While it is embarrassing for such an experienced commando and veteran as Rouleau to have mistakenly popped off a round like a raw recruit, soldiers will easily accept a mistake made by their commander. They would never forgive such an injustice should Rouleau have instead been spared the standard disciplinary measures enforced on lower-ranking soldiers. In this instance, I must give kudos to both Rouleau and Vance for showing good judgment.
However, I am convinced that on another issue pertaining to the same mission in northern Iraq, both these officers are guilty of a far greater negligence.
This is the policy of having Canadian soldiers wear the flag of Kurdistan on their uniforms while training and supporting Kurdish militia. This issue was first raised in May by CTV and the Toronto Star, following a media tour of the region. In photos and video footage subsequently published, it was revealed that Canadian soldiers were wearing the bright red, green and white stripes with a central yellow sunburst flag of Kurdistan on their right arms.
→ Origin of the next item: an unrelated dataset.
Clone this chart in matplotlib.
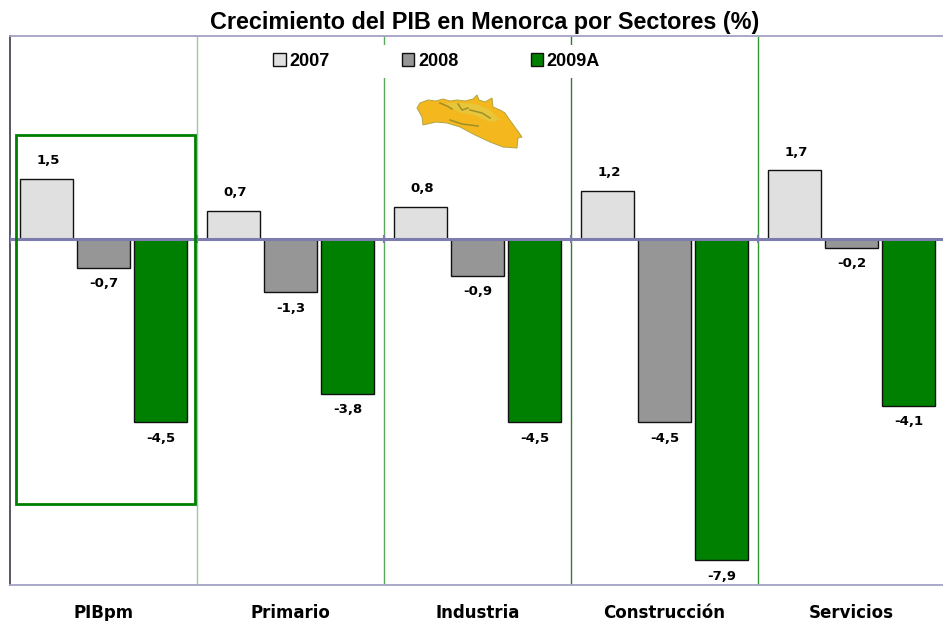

Middle East experts were quick to denounce this practice as unnecessarily provocative in a volatile region. Canada’s foreign policy remains committed to a unified Iraq in a post-Daesh scenario. The Kurds our soldiers are training are committed to the establishment of an independent Kurdistan, i.e., a completely contradictory objective from Canadian policy.
Kurdistan is not a recognized state, and within this contested Iraqi region reside numerous non-Kurdish minorities who have their own disputes with Kurdish authorities. For instance, the Arabs, Turkmen, Yazidis, Chaldeans, Assyrians and Armenians in northern Iraq must be incredibly perplexed as to why the Canadian soldiers they see on the streets are openly displaying support for a separatist movement many of them do not support.
When the same issue was raised regarding U.S. special forces wearing the Kurdish flag, the Pentagon was quick to order their soldiers to stop. The Canadian military, however, chose to ignore all logic and our soldiers continue wearing the contentious flags. The dubious claim by the brass is that wearing the Kurdish flag somehow enhances our interoperability with the Kurds.
I believe a Canadian uniform should remain a Canadian uniform and should not be adorned with foreign crests that symbolize something counter to our nation’s stated regional policy.
Vance and Rouleau get a thumbs-up on handling the negligent discharge incident and a fail on the flag issue. Get those flags off our soldiers’ uniforms!